Stability check by resistance. A utilisation ratio (dimensionless) is calculated as:

η = N · 1000 / (A · φ · R_d)

If η ≤ 1, stability by resistance is satisfied. This is equivalent to checking σ ≤ φ · R_d.

Limiting slenderness. In addition, a limiting slenderness λ_lim is selected as a function of the utilisation level η. Internally, a parameter α is used, limited to 0.5…1.0, and then:

α = clamp( σ / (φ · R_d), 0.5, 1.0 )

λ_lim = 180 − 60 · α

This gives λ_lim roughly from 150 (at lower stresses) down to 120 (at higher utilisation). The requirement is satisfied if λ < λ_lim.
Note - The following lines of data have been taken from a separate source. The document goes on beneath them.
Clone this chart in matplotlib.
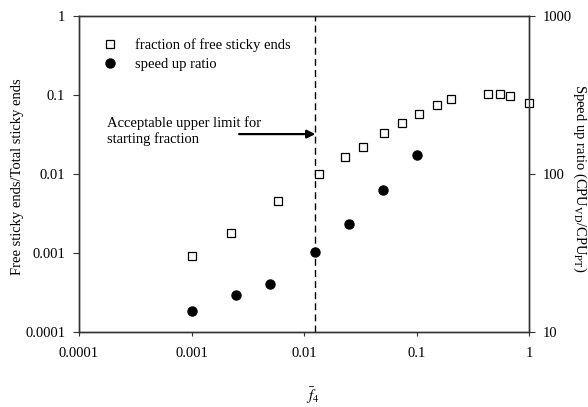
import numpy as np
import matplotlib
matplotlib.use("Agg")
import matplotlib.pyplot as plt
from matplotlib.ticker import FixedLocator, FuncFormatter, NullLocator

plt.rcParams['font.family'] = ['Liberation Serif', 'DejaVu Serif']
plt.rcParams['mathtext.fontset'] = 'stix'
plt.rcParams['font.size'] = 10.5

# fraction of free sticky ends (left axis)
frac_x = [0.001, 0.00225, 0.0059, 0.0137, 0.0229, 0.0334, 0.0518, 0.0738,
          0.105, 0.153, 0.204, 0.43, 0.548, 0.68, 1.0]
frac_y = [0.00091, 0.0018, 0.0046, 0.0100, 0.0163, 0.0222, 0.0333, 0.0446,
          0.0575, 0.074, 0.088, 0.104, 0.102, 0.097, 0.080]

# speed up ratio (right axis)
speed_x = [0.001, 0.0025, 0.005, 0.0126, 0.025, 0.05, 0.1]
speed_y = [13.6, 17.1, 20.1, 32.1, 48.0, 79.0, 132.0]

x_ticks = [0.0001, 0.001, 0.01, 0.1, 1]
y_ticks = [0.0001, 0.001, 0.01, 0.1, 1]
y2_ticks = [10, 100, 1000]
f_limit = 0.0126

fig = plt.figure(figsize=(5.88, 4.07), dpi=100)
ax = fig.add_axes([0.1344, 0.1843, 0.7653, 0.7764])
ax2 = ax.twinx()

fmt = FuncFormatter(lambda v, p: '%g' % v)

ax.set_xscale('log')
ax.set_yscale('log')
ax.set_xlim(1e-4, 1)
ax.set_ylim(1e-4, 1)
ax.xaxis.set_major_locator(FixedLocator(x_ticks))
ax.yaxis.set_major_locator(FixedLocator(y_ticks))
ax.xaxis.set_minor_locator(NullLocator())
ax.yaxis.set_minor_locator(NullLocator())
ax.xaxis.set_major_formatter(fmt)
ax.yaxis.set_major_formatter(fmt)

ax2.set_yscale('log')
ax2.set_ylim(10, 1000)
ax2.yaxis.set_major_locator(FixedLocator(y2_ticks))
ax2.yaxis.set_minor_locator(NullLocator())
ax2.yaxis.set_major_formatter(fmt)

for a in (ax, ax2):
    for s in a.spines.values():
        s.set_color('#333333')
        s.set_linewidth(1.0)
    a.tick_params(colors='#333333', labelcolor='black', width=0.8, labelsize=10.5)
ax.tick_params(axis='x', length=3, pad=8)
ax.tick_params(axis='y', length=4, pad=6)
ax2.tick_params(axis='y', length=4, pad=6)

sq, = ax.plot(frac_x, frac_y, linestyle='none', marker='s', markersize=5.2,
              markerfacecolor='white', markeredgecolor='black',
              markeredgewidth=0.9, clip_on=False, zorder=3)
ci, = ax2.plot(speed_x, speed_y, linestyle='none', marker='o', markersize=6.5,
               color='black', clip_on=False, zorder=3)

ax.axvline(f_limit, color='black', linewidth=1.0, dashes=(5, 3))

ax.annotate('', xy=(f_limit, 0.032), xytext=(0.00265, 0.032),
            arrowprops=dict(arrowstyle='-|>', color='black', lw=1.6,
                            mutation_scale=12, shrinkA=0, shrinkB=0))
ax.text(0.000177, 0.035, 'Acceptable upper limit for\nstarting fraction',
        ha='left', va='center', fontsize=10.5, linespacing=1.15)

ax2.legend([sq, ci], ['fraction of free sticky ends', 'speed up ratio'],
           loc='upper left', bbox_to_anchor=(0.037, 0.948), frameon=False,
           handlelength=1.2, handletextpad=1.1, labelspacing=0.38,
           borderaxespad=0, fontsize=10.5)

# axis titles placed in figure coordinates
fig.text(18 / 588, 1 - 177 / 407, 'Free sticky ends/Total sticky ends',
         rotation=90, ha='center', va='center', fontsize=10.5)
fig.text(580 / 588, 1 - 178 / 407,
         r'Speed up ratio (CPU$_{\mathrm{VD}}$/CPU$_{\mathrm{PT}}$)',
         rotation=-90, ha='center', va='center', fontsize=10.5)
fig.text(313 / 588, 1 - 396 / 407, r'$\bar{f}_4$',
         ha='center', va='center', fontsize=11)

fig.savefig('out.png', dpi=100)
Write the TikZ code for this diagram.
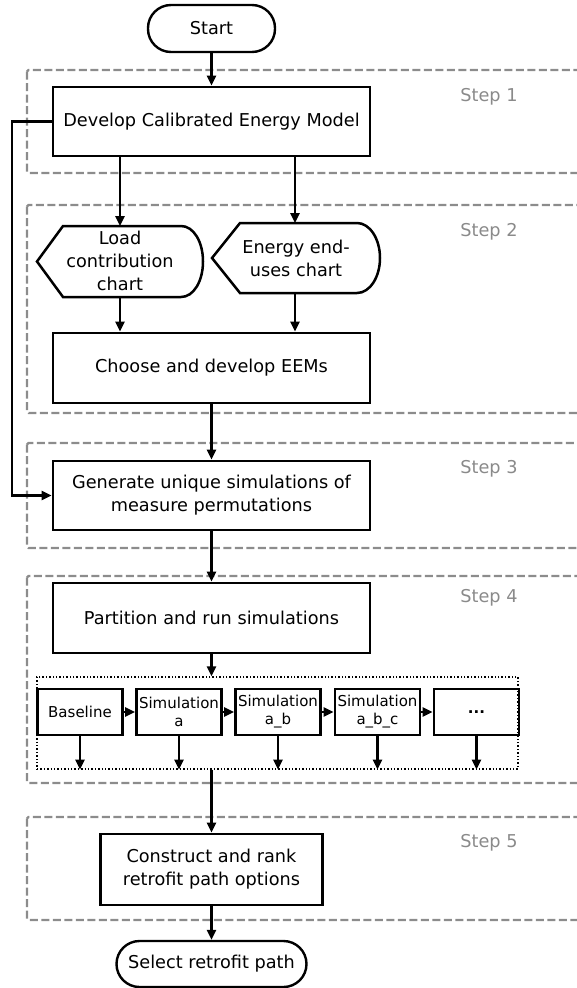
\documentclass[tikz,border=0pt]{standalone}
\usepackage{fontspec}
\setmainfont{DejaVu Sans}
\usetikzlibrary{arrows.meta}
\definecolor{framegray}{HTML}{8C8C8C}
\definecolor{labelgray}{HTML}{8A8A8A}
\newcommand\mainfs{\fontsize{17.7}{23}\selectfont}
\newcommand\smallfs{\fontsize{15}{18}\selectfont}
\tikzset{
  procbox/.style={draw, line width=2.8pt, minimum width=317pt, minimum height=69pt, align=center, font=\mainfs, inner sep=0pt},
  termbox/.style={draw, line width=2.4pt, rounded corners=23pt, minimum width=127pt, minimum height=47pt, align=center, font=\mainfs, inner sep=0pt},
  simbox/.style={draw, line width=2.8pt, minimum width=85pt, minimum height=46pt, align=center, font=\smallfs, inner sep=0pt},
  displine/.style={line width=2.5pt, line join=miter},
  arr/.style={-{Triangle[length=10pt,width=9pt]}, line width=2.4pt},
  stepframe/.style={draw=framegray, line width=2.2pt, dash pattern=on 8pt off 3.5pt, rounded corners=1.5pt},
  steplabel/.style={text=labelgray, font=\mainfs, inner sep=0pt},
  groupbox/.style={draw, dotted, line width=1.4pt, minimum width=481pt, minimum height=92pt, inner sep=0pt}
}
\begin{document}
\begin{tikzpicture}[x=1pt, y=-1pt]
\clip (0,0) rectangle (577,988);
% step frames
\draw[stepframe] (27,70) rectangle (600,173);
\draw[stepframe] (27,205) rectangle (600,413);
\draw[stepframe] (27,443) rectangle (600,548);
\draw[stepframe] (27,576) rectangle (600,783);
\draw[stepframe] (27,817) rectangle (600,920);
\node[steplabel] (s1) at (489,97) {Step 1};
\node[steplabel] (s2) at (489,232) {Step 2};
\node[steplabel] (s3) at (489,469) {Step 3};
\node[steplabel] (s4) at (489,598) {Step 4};
\node[steplabel] (s5) at (489,843) {Step 5};

% nodes
\node[termbox] (start) at (211.5,28.5) {Start};
\node[procbox] (develop) at (211.5,121.5) {Develop Calibrated Energy Model};

\draw[displine] (37,261.5) -- (63,226) -- (181,226)
  .. controls (193.7,226) and (203,241.9) .. (203,261.5)
  .. controls (203,281.1) and (193.7,297) .. (181,297) -- (63,297) -- cycle;
\node[align=center, font=\mainfs, inner sep=0pt] (load) at (120,261) {Load\\contribution\\chart};
\coordinate (loadtop) at (120,226);
\coordinate (loadbot) at (120,297);

\draw[displine] (212,258) -- (240,223) -- (357,223)
  .. controls (369.7,223) and (380,238.7) .. (380,258)
  .. controls (380,277.3) and (369.7,293) .. (357,293) -- (240,293) -- cycle;
\node[align=center, font=\mainfs, inner sep=0pt] (energy) at (296,258) {Energy end-\\uses chart};
\coordinate (enertop) at (295,223);
\coordinate (enerbot) at (295,293);

\node[procbox, minimum height=70pt] (choose) at (211.5,368) {Choose and develop EEMs};
\node[procbox] (generate) at (211.5,495.5) {Generate unique simulations of\\measure permutations};
\node[procbox, minimum height=70pt] (partition) at (211.5,618) {Partition and run simulations};

\node[groupbox] (group) at (277.5,723) {};
\node[simbox] (base) at (80,712) {Baseline};
\node[simbox] (sima) at (179,712) {Simulation\\a};
\node[simbox] (simab) at (278,712) {Simulation\\a\_b};
\node[simbox] (simabc) at (377.5,712) {Simulation\\a\_b\_c};
\node[simbox, font=\smallfs\bfseries] (more) at (476.5,712) {...};

\node[procbox, minimum width=222pt, minimum height=71pt] (construct) at (211.5,869.5) {Construct and rank\\retrofit path options};
\node[termbox, minimum width=190pt, minimum height=46pt] (select) at (211.5,964) {Select retrofit path};

% connectors
\coordinate (fb) at (12,0);
\draw[arr] (start) -- (develop);
\draw[arr] (develop.west) -- (develop.west -| fb) |- (generate.west);
\draw[arr] (develop.south -| loadtop) -- (loadtop);
\draw[arr] (develop.south -| enertop) -- (enertop);
\draw[arr] (loadbot) -- (loadbot |- choose.north);
\draw[arr] (enerbot) -- (enerbot |- choose.north);
\draw[arr] (choose) -- (generate);
\draw[arr] (generate) -- (partition);
\draw[arr] (partition.south) -- (partition.south |- group.north);
\draw[arr] (base) -- (sima);
\draw[arr] (sima) -- (simab);
\draw[arr] (simab) -- (simabc);
\draw[arr] (simabc) -- (more);
\foreach \n in {base,sima,simab,simabc,more}
  \draw[arr] (\n.south) -- (\n.south |- group.south);
\draw[arr] (group.south -| construct) -- (construct.north);
\draw[arr] (construct) -- (select);
\end{tikzpicture}
\end{document}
Local stability for I-sections. For some thin-walled sections, an additional “reduced slenderness” is used:

λ̄ = λ · √(R_d / E)

Here E is the modulus of elasticity (MPa). Typical values used in the calculator are: E = 10000 (timber), E = 200000 (steel), E = 30000 (reinforced concrete). Based on λ̄, limit values are selected for the web and flange. Then the web and flange slenderness values are calculated from width-to-thickness ratios and compared to the limits. For guidance, the calculator may also show a recommended stiffener spacing as:

s ≈ 3 · h_w

where h_w is the effective web height (mm) or an equivalent characteristic dimension for the selected thin-walled element.

FAQs

Why is the load entered in kN, but the stress is in MPa?
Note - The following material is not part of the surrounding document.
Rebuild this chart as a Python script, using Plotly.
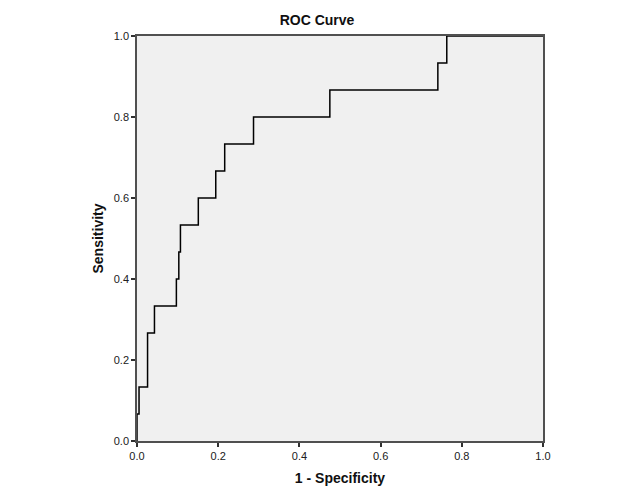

The calculation uses σ = N·1000/A. The axial force N in kN is converted to N by multiplying by 1000, while the area is in mm². The result is N/mm², which is numerically equal to MPa.

Why do I need the effective-length factor m?

It reflects how the end restraints influence buckling. With less restraint, the effective length increases, slenderness becomes larger, and the buckling factor φ decreases.

Why is the maximum slenderness about two axes used?

For non-symmetric or thin-walled sections, stability differs by direction. The calculator takes the worst axis because buckling will occur about the axis with the greatest slenderness.

What does the condition η ≤ 1 mean in the stability check?

It means the applied load does not exceed the reduced resistance considering buckling: N ≤ A·φ·R_d/1000. If η is greater than 1, the post is overstressed for the given assumptions.

Why is there an additional check λ < λ_lim?

It limits excessively slender members even if the resistance-based check looks acceptable. In this calculator, λ_lim is automatically reduced as utilisation increases, making the slenderness requirement stricter for more heavily loaded posts.